Anges et punk dans la collection FW25 d’Undercover Citation et auto-citation pour une collection personnelle mais peut-être difficile à comprendre
Survêtements Champions avec des escarpins recouverts d’un imprimé fleuri, doudounes et polaires façon Patagonia alternant avec des vestes punk ornées d’épingles et jupes bleues à franges métalliques semblables à des pompons. Des robes décorées de papillons et incrustées de boutons en nacre avec de petites ailes d’ange sculptées dans le dos défilent aux côtés de bombers militaires et de vestes rapiécées et couvertes de toutes sortes de breloques, de blazers et de jupes imprimés de papillons, de châles enroulés autour de la taille comme des ceintures. Cette brève liste suffit pour vous fair comprendre que la collection FW25 d’Undercover, présentée hier sur les notes de Nina Simone à la Salle Wagram de Paris, était un mélange, souvent contradictoire, assurément fragmenté et irrégulier, de styles et de références. Et il y avait une raison à cela : le défilé d’hier était difficile à comprendre et à assimiler car il s’agissait d’un hommage de Jun Takahashi à sa collection préférée, la FW04, intitulée “but beautiful…part parasitic, part stuffed” qui combinait d’un côté des inspirations directement issues de la garde-robe new wave de Patti Smith et de l’autre, des influences stylistiques d’une sculptrice textile nommée Anne-Valérie Dupond qui crée des figurines en tissu rapiécées comme le monstre de Frankenstein, oscillant entre l’ironique et le sérieusement inquiétant. Ceux qui voudraient un aperçu du style de Dupond peuvent observer les curieuses chaussures “sculptées” apparues aux pieds des derniers looks, ceux du soir, qui étaient aussi les plus beaux et spectaculaires – mais en général, on comprend pourquoi le défilé a semblé difficile à saisir, car il alliait un certain degré (sain) d’autoréférentialité à des références déjà obscures en elles-mêmes avec la touche commerciale habituelle, pour un résultat final très cohérent avec lui-même et avec la marque, mais aussi peu intuitif, voire, pour certains, alambiqué. Mais peut-être était-ce l’idée.

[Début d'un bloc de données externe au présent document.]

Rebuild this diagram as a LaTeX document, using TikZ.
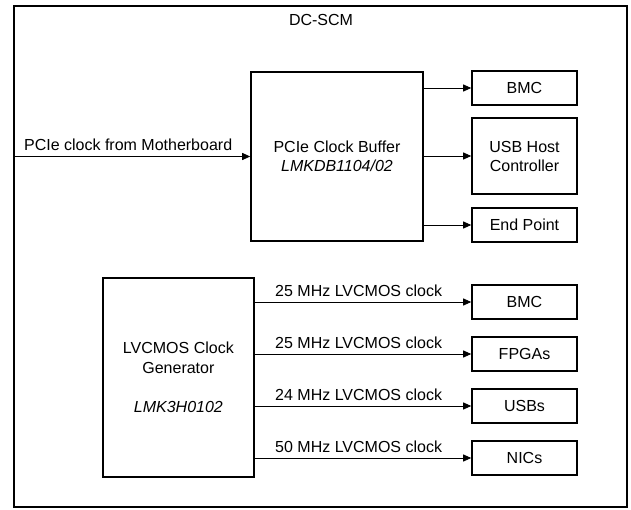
\documentclass[tikz,border=0pt]{standalone}
\usepackage{fontspec}
\setmainfont{Liberation Sans}
\usetikzlibrary{arrows.meta, positioning}

\tikzset{
  blk/.style={draw, line width=1.6pt, align=center, inner sep=0pt},
  sink/.style={blk, minimum width=105pt, minimum height=34pt},
  clk/.style={-{Triangle[length=8pt,width=7pt]}, line width=0.9pt},
  lbl/.style={above=2pt},
}

\begin{document}
\begin{tikzpicture}[x=1pt, y=-1pt, font=\fontsize{16}{20}\selectfont]
    \useasboundingbox (0,0) rectangle (631,510);

    % DC-SCM board frame
    \node[blk, minimum width=613pt, minimum height=501pt] (scm) at (320.5,256.5) {};
    \node (scmlbl) at (321,20) {DC-SCM};

    % PCIe clock buffer and its outputs
    \node[blk, minimum width=172pt, minimum height=169pt] (buf) at (337,156.5)
        {PCIe Clock Buffer\\[-1pt]\textit{LMKDB1104/02}};
    \node[sink] (bmcA) at (524.5,88) {BMC};
    \node[sink, minimum height=76pt] (usbhost) at (524.5,156) {USB Host\\[-1pt]Controller};
    \node[sink] (endpt) at (524.5,225) {End Point};

    \draw[clk] (scm.west |- buf.west) -- node[lbl, pos=0.485] {PCIe clock from Motherboard} (buf.west);
    \draw[clk] (buf.east |- bmcA.west) -- (bmcA.west);
    \draw[clk] (buf.east |- usbhost.west) -- (usbhost.west);
    \draw[clk] (buf.east |- endpt.west) -- (endpt.west);

    % LVCMOS clock generator and its outputs
    \node[blk, minimum width=151pt, minimum height=199pt] (gen) at (178.4,377.5)
        {LVCMOS Clock\\Generator\\[19pt]\textit{LMK3H0102}};
    \node[sink] (bmcB) at (524.5,302) {BMC};
    \node[sink] (fpga) at (524.5,354) {FPGAs};
    \node[sink] (usbs) at (524.5,406) {USBs};
    \node[sink] (nic) at (524.5,458) {NICs};

    \draw[clk] (gen.east |- bmcB.west) -- node[lbl, pos=0.48] {25 MHz LVCMOS clock} (bmcB.west);
    \draw[clk] (gen.east |- fpga.west) -- node[lbl, pos=0.48] {25 MHz LVCMOS clock} (fpga.west);
    \draw[clk] (gen.east |- usbs.west) -- node[lbl, pos=0.48] {24 MHz LVCMOS clock} (usbs.west);
    \draw[clk] (gen.east |- nic.west) -- node[lbl, pos=0.48] {50 MHz LVCMOS clock} (nic.west);
\end{tikzpicture}
\end{document}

Undercover fait partie de ces marques qui représentent un univers à part. Bien qu’elle se soit étendue à des domaines très commerciaux de la mode, à travers de nombreuses collaborations avec des marques de grande distribution ou des vêtements immédiatement logotypés, la marque demeure une entité délicieusement intellectuelle – les plus belles pièces qu’elle produit ont toujours quelque chose de fondamentalement étrange, et c’est ce qui fait leur charme. Tout cet univers, non exempt des contradictions que nous avons vues, est subordonné aux goûts et aux obsessions de son créateur, Jun Takahashi, qui, en plus d’avoir transformé sa marque en un empire commercial et en une réalité parallèle, est aussi un peintre extrêmement raffiné, un expert en musique et un musicien lui-même, ainsi que le détenteur de goûts très spécifiques. Ces goûts spécifiques étaient mis en avant lors du défilé : « Aujourd’hui, vingt ans après sa création, j’ai décidé de réinventer ma meilleure collection personnelle en me concentrant sur le zeitgeist et sur un style casual adulte. J’avais 35 ans à l’époque, j’en ai maintenant 55 et je suis enthousiaste à l’idée de voir comment ces vingt années se reflètent dans le design », a écrit Takahashi dans ses notes de défilé. Quels autres designers sur la scène actuelle pourraient se dire enthousiastes à l’idée de présenter une collection qui soit à la fois un hommage et un auto-hommage ? Quels autres directeurs artistiques historiques peuvent ou veulent encore jouer avec ce goût, sur le plan artistique, sans tomber dans la stérilité et la répétition ? La réponse est : trop peu.